After college, I worked in Eureka, San Francisco and Los Angeles in the commercial art field for many years for ad agencies, art studios, and newspapers doing mostly illustration and page design. I continued my art education through extension classes at UCLA and various workshops.
My life in art took a turn in the late sixties when I discovered quilts. For many years, designing and selling original quilts (including some with appliqued landscapes as centers of interest) took the place of paint and brush for my outlet. I never gave up drawing and painting entirely, but those wonderful fabrics kept me enthralled for many years. It was also during this time that I moved from the less dependable commercial art field to the corporate world for a better salary and benefits. So, with not that much spare time, choosing between quilting and painting was difficult.

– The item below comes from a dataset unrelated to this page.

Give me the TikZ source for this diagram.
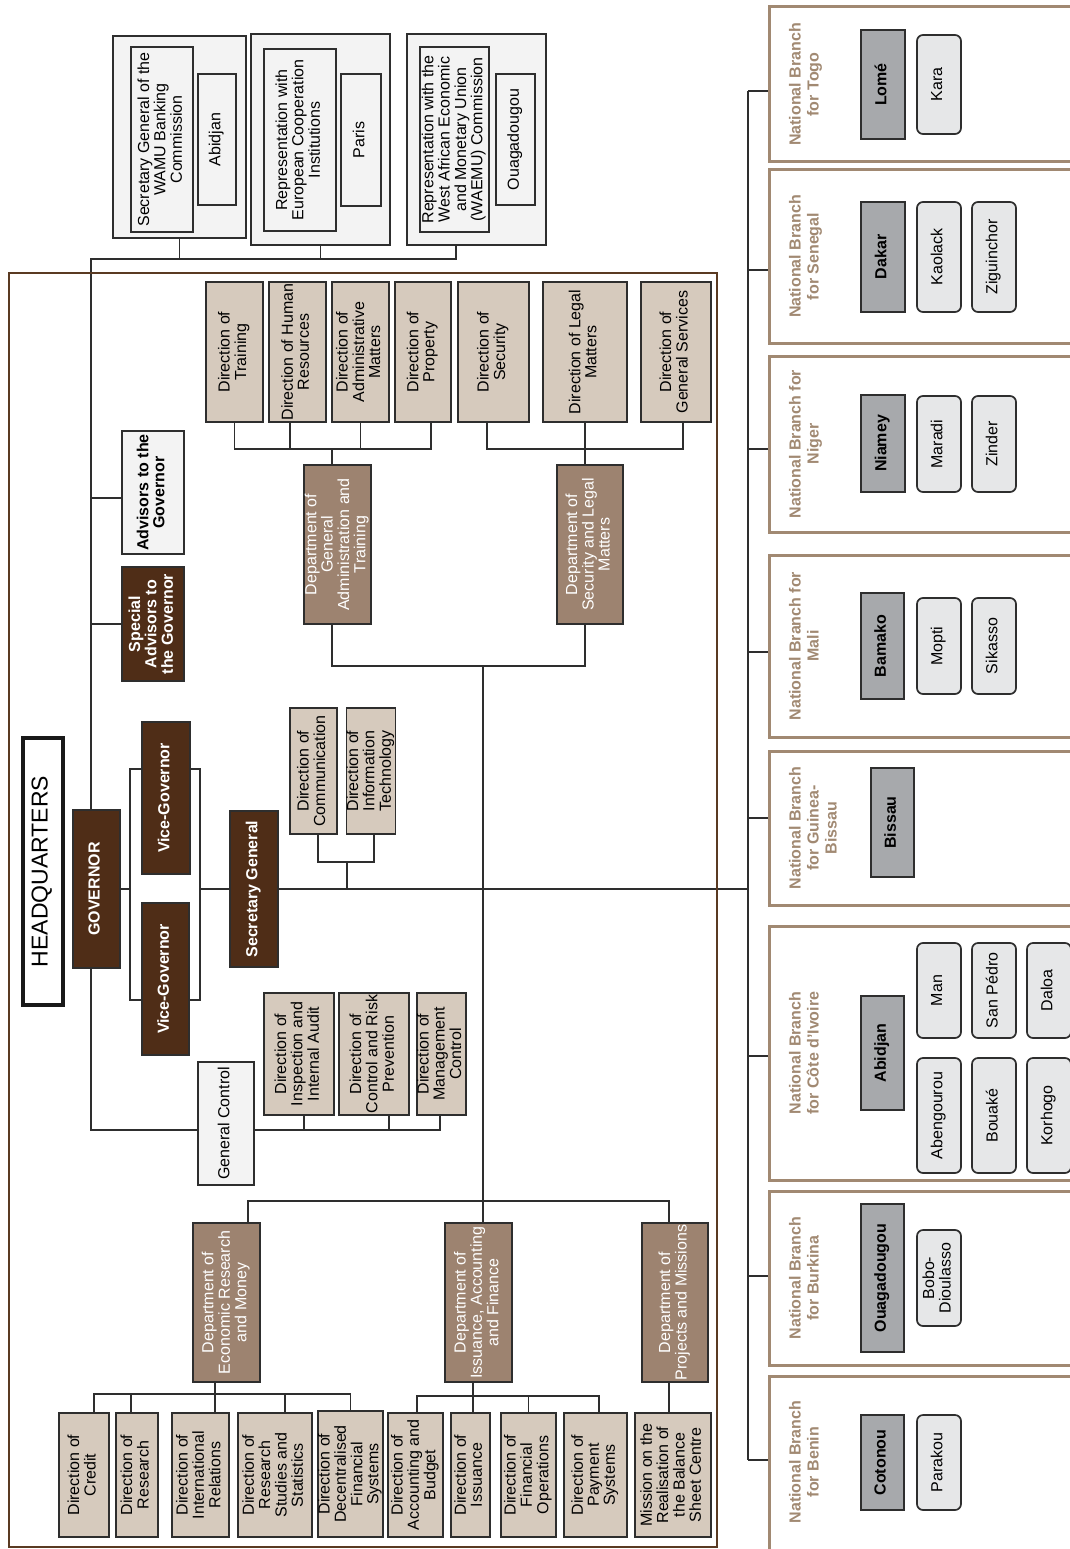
\documentclass[tikz,border=0pt]{standalone}
\usepackage{fontspec}
\usepackage{graphicx}
\setmainfont{Liberation Sans}
\pgfdeclarelayer{bg}
\pgfsetlayers{bg,main}
\definecolor{dbrown}{HTML}{4F2D17}
\definecolor{mbrown}{HTML}{9D8370}
\definecolor{beige}{HTML}{D6CABD}
\definecolor{lgrey}{HTML}{F3F3F3}
\definecolor{bbrown}{HTML}{A18972}
\definecolor{hqbrown}{HTML}{5A3A22}
\definecolor{cdark}{HTML}{A7A9AC}
\definecolor{clight}{HTML}{E6E7E8}
\definecolor{lined}{HTML}{2E2E2E}
\newcommand\rtx[1]{\rotatebox{90}{\begin{tabular}{@{}c@{}}#1\end{tabular}}}
\newcommand\bxx[7]{\node[#1,minimum width={#5-#3},minimum height={#6-#4}] (#2) at ({(#3+#5)/2},{(#4+#6)/2}) {\rtx{#7}};}
\newcommand\frmx[6]{\node[#1,minimum width={#5-#3},minimum height={#6-#4}] (#2) at ({(#3+#5)/2},{(#4+#6)/2}) {};}
\tikzset{
 conn/.style={draw=lined, line width=1.7pt},
 basebox/.style={draw=lined, line width=1.7pt, inner sep=0pt, outer sep=0pt, font=\fontsize{16}{16}\selectfont},
 dirbox/.style={basebox, fill=beige},
 deptbox/.style={basebox, fill=mbrown, text=white},
 execbox/.style={basebox, fill=dbrown, text=white, font=\fontsize{16}{16}\selectfont\bfseries},
 lightbox/.style={basebox, fill=lgrey},
 advbox/.style={basebox, fill=lgrey, font=\fontsize{16}{16}\selectfont\bfseries},
 outerbox/.style={basebox, fill=lgrey, line width=2.4pt},
 innerbox/.style={basebox, fill=lgrey, line width=1.5pt},
 hqlabel/.style={basebox, fill=white, draw=black!90, line width=3.5pt, font=\fontsize{23}{23}\selectfont},
 hqframe/.style={draw=hqbrown, line width=2.5pt, inner sep=0pt, outer sep=0pt},
 branchbox/.style={draw=bbrown, line width=3pt, inner sep=0pt, outer sep=0pt},
 blabel/.style={inner sep=0pt, outer sep=0pt, text=bbrown, font=\fontsize{16}{18}\selectfont\bfseries, anchor=west},
 citybox/.style={basebox, fill=cdark, font=\fontsize{16}{16}\selectfont\bfseries},
 townbox/.style={basebox, fill=clight, rounded corners=6pt}
}
\begin{document}
\begin{tikzpicture}[x=1pt,y=-1pt]
\useasboundingbox (0,0) rectangle (1070,1549);
% top representations
\frmx{outerbox}{sgwo}{113}{36}{246}{238}
\bxx{innerbox}{sgw}{131}{47}{193}{232}{Secretary General of the\\WAMU Banking\\Commission}
\bxx{innerbox}{abj}{198}{74}{236}{205}{Abidjan}
\frmx{outerbox}{repo}{251}{34}{390}{245}
\bxx{innerbox}{rep}{264}{49}{336}{231}{Representation with\\European Cooperation\\Institutions}
\bxx{innerbox}{par}{341}{74}{381}{206}{Paris}
\frmx{outerbox}{rwao}{407}{34}{546}{245}
\bxx{innerbox}{rwa}{420}{47}{489}{232}{Representation with the\\West African Economic\\and Monetary Union\\(WAEMU) Commission}
\bxx{innerbox}{oua}{496}{74}{535}{205}{Ouagadougou}
% HQ frame
\frmx{hqframe}{hq}{9}{273}{717}{1547}
\bxx{hqlabel}{hql}{23}{738}{63}{1005}{HEADQUARTERS}
% advisors
\bxx{advbox}{adv}{122}{431}{184}{554}{Advisors to the\\Governor}
\bxx{execbox}{sadv}{122}{567}{184}{681}{Special\\Advisors to\\the Governor}
% top directions
\bxx{dirbox}{dtr}{206}{282}{263}{422}{Direction of\\Training}
\bxx{dirbox}{dhr}{269}{282}{326}{422}{Direction of Human\\Resources}
\bxx{dirbox}{dad}{332}{282}{389}{422}{Direction of\\Administrative\\Matters}
\bxx{dirbox}{dpr}{395}{282}{451}{422}{Direction of\\Property}
\bxx{dirbox}{dse}{458}{282}{529}{422}{Direction of\\Security}
\bxx{dirbox}{dle}{543}{282}{627}{422}{Direction of Legal\\Matters}
\bxx{dirbox}{dgs}{641}{282}{711}{422}{Direction of\\General Services}
\bxx{deptbox}{dga}{304}{465}{371}{624}{Department of\\General\\Administration and\\Training}
\bxx{deptbox}{dsl}{557}{465}{623}{624}{Department of\\Security and Legal\\Matters}
% executives
\bxx{execbox}{gov}{73}{810}{120}{968}{GOVERNOR}
\bxx{execbox}{vg1}{142}{722}{190}{874}{Vice-Governor}
\bxx{execbox}{vg2}{142}{903}{189}{1055}{Vice-Governor}
\bxx{execbox}{sg}{230}{811}{278}{967}{Secretary General}
\bxx{dirbox}{dco}{290}{708}{337}{834}{Direction of\\Communication}
\bxx{dirbox}{dit}{347}{708}{395}{834}{Direction of\\Information\\Technology}
% general control
\bxx{lightbox}{gc}{198}{1062}{254}{1185}{General Control}
\bxx{dirbox}{dia}{264}{993}{334}{1115}{Direction of\\Inspection and\\Internal Audit}
\bxx{dirbox}{dcr}{339}{993}{409}{1115}{Direction of\\Control and Risk\\Prevention}
\bxx{dirbox}{dmc}{417}{993}{466}{1115}{Direction of\\Management\\Control}
% bottom departments
\bxx{deptbox}{der}{193}{1223}{260}{1382}{Department of\\Economic Research\\and Money}
\bxx{deptbox}{dis}{445}{1223}{512}{1382}{Department of\\Issuance, Accounting\\and Finance}
\bxx{deptbox}{dpm}{642}{1223}{708}{1382}{Department of\\Projects and Missions}
\bxx{dirbox}{dcd}{59}{1413}{109}{1537}{Direction of\\Credit}
\bxx{dirbox}{drs}{116}{1413}{158}{1537}{Direction of\\Research}
\bxx{dirbox}{dirl}{172}{1413}{229}{1537}{Direction of\\International\\Relations}
\bxx{dirbox}{drss}{238}{1413}{312}{1537}{Direction of\\Research\\Studies and\\Statistics}
\bxx{dirbox}{ddfs}{318}{1411}{383}{1537}{Direction of\\Decentralised\\Financial\\Systems}
\bxx{dirbox}{dab}{388}{1413}{443}{1537}{Direction of\\Accounting and\\Budget}
\bxx{dirbox}{dis2}{451}{1413}{490}{1537}{Direction of\\Issuance}
\bxx{dirbox}{dfo}{501}{1413}{556}{1537}{Direction of\\Financial\\Operations}
\bxx{dirbox}{dps}{564}{1413}{627}{1537}{Direction of\\Payment\\Systems}
\bxx{dirbox}{dmis}{635}{1413}{711}{1537}{Mission on the\\Realisation of\\the Balance\\Sheet Centre}
% national branches
\frmx{branchbox}{btg}{769}{7}{1090}{162}
\frmx{branchbox}{bsn}{769}{170}{1090}{343}
\frmx{branchbox}{bne}{769}{356}{1090}{532}
\frmx{branchbox}{bml}{769}{555}{1090}{737}
\frmx{branchbox}{bgb}{769}{751}{1090}{905}
\frmx{branchbox}{bci}{769}{926}{1090}{1180}
\frmx{branchbox}{bbf}{769}{1191}{1090}{1365}
\frmx{branchbox}{bbj}{769}{1376}{1090}{1570}
\node[blabel] (ltg) at (788,84.5) {\rtx{National Branch\\for Togo}};
\node[blabel] (lsn) at (788,256.5) {\rtx{National Branch\\for Senegal}};
\node[blabel] (lne) at (788,444) {\rtx{National Branch for\\Niger}};
\node[blabel] (lml) at (788,646) {\rtx{National Branch for\\Mali}};
\node[blabel] (lgb) at (788,828) {\rtx{National Branch\\for Guinea-\\Bissau}};
\node[blabel] (lci) at (788,1053) {\rtx{National Branch\\for C\^ote d'Ivoire}};
\node[blabel] (lbf) at (788,1278) {\rtx{National Branch\\for Burkina}};
\node[blabel] (lbj) at (788,1462) {\rtx{National Branch\\for Benin}};
\bxx{citybox}{lome}{861}{30}{905}{139}{Lomé}
\bxx{townbox}{kara}{917}{35}{961}{134}{Kara}
\bxx{citybox}{dakar}{861}{202}{905}{312}{Dakar}
\bxx{townbox}{kaol}{917}{202}{961}{312}{Kaolack}
\bxx{townbox}{zig}{972}{202}{1016}{312}{Ziguinchor}
\bxx{citybox}{niam}{861}{395}{905}{492}{Niamey}
\bxx{townbox}{mara}{917}{396}{961}{492}{Maradi}
\bxx{townbox}{zind}{972}{396}{1016}{492}{Zinder}
\bxx{citybox}{bama}{861}{593}{904}{699}{Bamako}
\bxx{townbox}{mopt}{917}{598}{961}{694}{Mopti}
\bxx{townbox}{sika}{972}{598}{1016}{694}{Sikasso}
\bxx{citybox}{biss}{871}{768}{914}{877}{Bissau}
\bxx{citybox}{abid}{861}{996}{904}{1110}{Abidjan}
\bxx{townbox}{man}{917}{943}{961}{1038}{Man}
\bxx{townbox}{abeng}{917}{1058}{961}{1173}{Abengourou}
\bxx{townbox}{sped}{972}{943}{1016}{1038}{San Pédro}
\bxx{townbox}{bouak}{972}{1058}{1016}{1173}{Bouaké}
\bxx{townbox}{daloa}{1027}{943}{1071}{1038}{Daloa}
\bxx{townbox}{korh}{1027}{1058}{1071}{1173}{Korhogo}
\bxx{citybox}{ouag}{861}{1204}{904}{1352}{Ouagadougou}
\bxx{townbox}{bobo}{917}{1230}{961}{1326}{Bobo-\\Dioulasso}
\bxx{citybox}{coto}{861}{1415}{904}{1510}{Cotonou}
\bxx{townbox}{para}{917}{1415}{961}{1510}{Parakou}
% connectors
\begin{pgfonlayer}{bg}
\coordinate (busT) at (91,259);
\coordinate (rwaS) at ([xshift=-20.5pt]rwao.south);
\coordinate (govN) at ([xshift=-5.5pt]gov.north);
\coordinate (govS) at ([xshift=-5.5pt]gov.south);
\draw[conn] (sgwo.south) -- (sgwo.south |- busT);
\draw[conn] (repo.south) -- (repo.south |- busT);
\draw[conn] (rwaS) |- (busT) -- (govN);
\draw[conn] ([yshift=-5.5pt]adv.west) -- ++(-31pt,0);
\draw[conn] (sadv.west) -- ++(-31pt,0);
\coordinate (b1) at (0,449);
\coordinate (hrS) at ([xshift=-7.5pt]dhr.south);
\coordinate (prS) at ([xshift=8pt]dpr.south);
\coordinate (seS) at ([xshift=-6.5pt]dse.south);
\coordinate (gsS) at ([xshift=7pt]dgs.south);
\coordinate (gaN) at ([xshift=-5.5pt]dga.north);
\coordinate (slN) at ([xshift=-5pt]dsl.north);
\coordinate (gaS) at ([xshift=-5.5pt]dga.south);
\coordinate (slS) at ([xshift=-5pt]dsl.south);
\draw[conn] (dtr.south) |- (prS |- b1) -- (prS);
\draw[conn] (hrS) -- (hrS |- b1);
\draw[conn] (dad.south) -- (dad.south |- b1);
\draw[conn] (gaN) -- (gaN |- b1);
\draw[conn] (seS) |- (gsS |- b1) -- (gsS);
\draw[conn] (dle.south) -- (slN);
\coordinate (b2) at (483,666);
\draw[conn] (gaS) |- (slS |- b2) -- (slS);
\coordinate (iN) at ([xshift=4.5pt]dis.north);
\coordinate (b3) at (0,1201);
\draw[conn] (b2) -- (iN);
\coordinate (eN) at ([xshift=21.5pt]der.north);
\coordinate (pN) at ([xshift=-6pt]dpm.north);
\draw[conn] (eN) |- (pN |- b3) -- (pN);
\coordinate (brA) at (130,769);
\coordinate (brB) at (200,1000);
\draw[conn] (brA) rectangle (brB);
\draw[conn] (gov.east) -- (gov.east -| brA);
\draw[conn] (sg.west) -- (sg.west -| brB);
\coordinate (coS) at ([xshift=4.5pt]dco.south);
\coordinate (itS) at ([xshift=3pt]dit.south);
\coordinate (b4) at (347,862);
\draw[conn] (coS) |- (itS |- b4) -- (itS);
\draw[conn] (b4) -- (b4 |- sg.east);
\coordinate (gcW) at ([yshift=-6.5pt]gc.west);
\coordinate (gcE) at ([yshift=-6.5pt]gc.east);
\draw[conn] (govS) |- (gcW);
\coordinate (iaS) at ([xshift=5pt]dia.south);
\coordinate (crS) at ([xshift=15pt]dcr.south);
\coordinate (mcS) at ([xshift=-1.5pt]dmc.south);
\draw[conn] (gcE) -| (mcS);
\draw[conn] (iaS) -- (iaS |- gcE);
\draw[conn] (crS) -- (crS |- gcE);
\coordinate (b5) at (0,1394);
\coordinate (cdN) at ([xshift=10pt]dcd.north);
\coordinate (rsN) at ([xshift=-6pt]drs.north);
\coordinate (irN) at ([xshift=14.5pt]dirl.north);
\coordinate (rssN) at ([xshift=10pt]drss.north);
\coordinate (erS) at ([xshift=-11.5pt]der.south);
\draw[conn] (cdN) |- (ddfs.north |- b5) -- (ddfs.north);
\draw[conn] (rsN) -- (rsN |- b5);
\draw[conn] (rssN) -- (rssN |- b5);
\draw[conn] (erS) -- (irN);
\coordinate (b6) at (0,1396);
\coordinate (abN) at ([xshift=1.5pt]dab.north);
\coordinate (psN) at ([xshift=3.5pt]dps.north);
\coordinate (isS) at ([xshift=-5.5pt]dis.south);
\draw[conn] (abN) |- (psN |- b6) -- (psN);
\draw[conn] (dfo.north) -- (dfo.north |- b6);
\draw[conn] (isS) -- (isS |- dis2.north);
\coordinate (pS) at ([xshift=-6pt]dpm.south);
\draw[conn] (pS) -- (pS |- dmis.north);
\draw[conn] ([yshift=-6.5pt]btg.west) -- ++(-21pt,0) coordinate (tkT);
\draw[conn] ([yshift=-13.5pt]bsn.west) -- ++(-21pt,0);
\draw[conn] ([yshift=-5pt]bne.west) -- ++(-21pt,0);
\draw[conn] ([yshift=-6pt]bml.west) -- ++(-21pt,0);
\draw[conn] ([yshift=10pt]bgb.west) -- ++(-21pt,0);
\draw[conn] ([yshift=-3pt]bci.west) -- ++(-21pt,0);
\draw[conn] ([yshift=2pt]bbf.west) -- ++(-21pt,0);
\draw[conn] ([yshift=13pt]bbj.west) -- ++(-21pt,0) coordinate (tkB);
\draw[conn] (tkT) -- (tkB);
\draw[conn] (sg.east) -- (sg.east -| tkT);
\end{pgfonlayer}
\end{tikzpicture}
\end{document}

The painting allure was always there, however and for a couple of years before retiring in 2007, I began getting back into painting through the the use of many art books, as well as workshops in watercolor with Brenda Madson and Tony Lynch as well as pastels with Maggie Price.
Today, with the wonderful array of materials to choose from, I spend most of my time creating works in pastel and watercolor or drawings in graphite or ink and wash, but some days I hear the oil paints calling and expect I’ll be back to them soon. (Isn’t retirement wonderful?).